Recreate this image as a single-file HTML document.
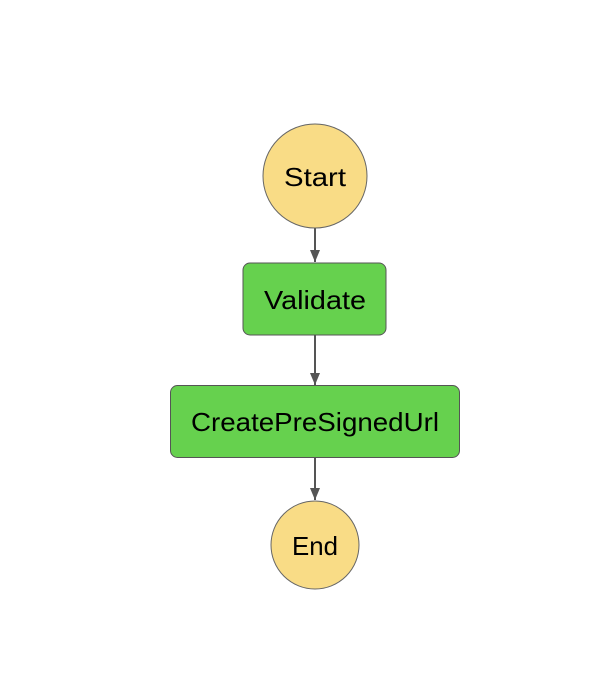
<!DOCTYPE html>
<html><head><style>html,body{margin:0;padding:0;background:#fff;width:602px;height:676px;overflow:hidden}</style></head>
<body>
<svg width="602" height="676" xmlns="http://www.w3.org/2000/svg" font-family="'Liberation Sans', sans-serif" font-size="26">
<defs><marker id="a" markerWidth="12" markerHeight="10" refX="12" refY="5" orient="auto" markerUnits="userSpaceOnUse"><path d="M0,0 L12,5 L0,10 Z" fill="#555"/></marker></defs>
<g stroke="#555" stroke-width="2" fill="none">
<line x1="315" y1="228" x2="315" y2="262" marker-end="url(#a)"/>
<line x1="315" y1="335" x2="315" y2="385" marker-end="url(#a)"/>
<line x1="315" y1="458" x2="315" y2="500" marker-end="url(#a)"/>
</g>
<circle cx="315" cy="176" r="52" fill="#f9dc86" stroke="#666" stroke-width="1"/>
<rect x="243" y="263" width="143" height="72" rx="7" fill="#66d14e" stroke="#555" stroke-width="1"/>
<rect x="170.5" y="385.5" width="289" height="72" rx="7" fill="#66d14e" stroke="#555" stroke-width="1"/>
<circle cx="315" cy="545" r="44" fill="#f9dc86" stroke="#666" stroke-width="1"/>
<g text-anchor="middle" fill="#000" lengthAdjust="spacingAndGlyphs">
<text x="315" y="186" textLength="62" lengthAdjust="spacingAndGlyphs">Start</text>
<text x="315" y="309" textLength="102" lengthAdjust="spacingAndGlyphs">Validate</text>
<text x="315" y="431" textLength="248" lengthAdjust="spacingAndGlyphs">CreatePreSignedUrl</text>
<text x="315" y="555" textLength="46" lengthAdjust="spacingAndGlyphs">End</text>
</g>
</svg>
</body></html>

= = =

• Description of the task: Give an exact copy of the material, leaving out every picture.

• Task result:
Recreate this image as a single-file HTML document.
<!DOCTYPE html>
<html><head><style>html,body{margin:0;padding:0;background:#fff;width:602px;height:676px;overflow:hidden}</style></head>
<body>
<svg width="602" height="676" xmlns="http://www.w3.org/2000/svg" font-family="'Liberation Sans', sans-serif" font-size="26">
<defs><marker id="a" markerWidth="12" markerHeight="10" refX="12" refY="5" orient="auto" markerUnits="userSpaceOnUse"><path d="M0,0 L12,5 L0,10 Z" fill="#555"/></marker></defs>
<g stroke="#555" stroke-width="2" fill="none">
<line x1="315" y1="228" x2="315" y2="262" marker-end="url(#a)"/>
<line x1="315" y1="335" x2="315" y2="385" marker-end="url(#a)"/>
<line x1="315" y1="458" x2="315" y2="500" marker-end="url(#a)"/>
</g>
<circle cx="315" cy="176" r="52" fill="#f9dc86" stroke="#666" stroke-width="1"/>
<rect x="243" y="263" width="143" height="72" rx="7" fill="#66d14e" stroke="#555" stroke-width="1"/>
<rect x="170.5" y="385.5" width="289" height="72" rx="7" fill="#66d14e" stroke="#555" stroke-width="1"/>
<circle cx="315" cy="545" r="44" fill="#f9dc86" stroke="#666" stroke-width="1"/>
<g text-anchor="middle" fill="#000" lengthAdjust="spacingAndGlyphs">
<text x="315" y="186" textLength="62" lengthAdjust="spacingAndGlyphs">Start</text>
<text x="315" y="309" textLength="102" lengthAdjust="spacingAndGlyphs">Validate</text>
<text x="315" y="431" textLength="248" lengthAdjust="spacingAndGlyphs">CreatePreSignedUrl</text>
<text x="315" y="555" textLength="46" lengthAdjust="spacingAndGlyphs">End</text>
</g>
</svg>
</body></html>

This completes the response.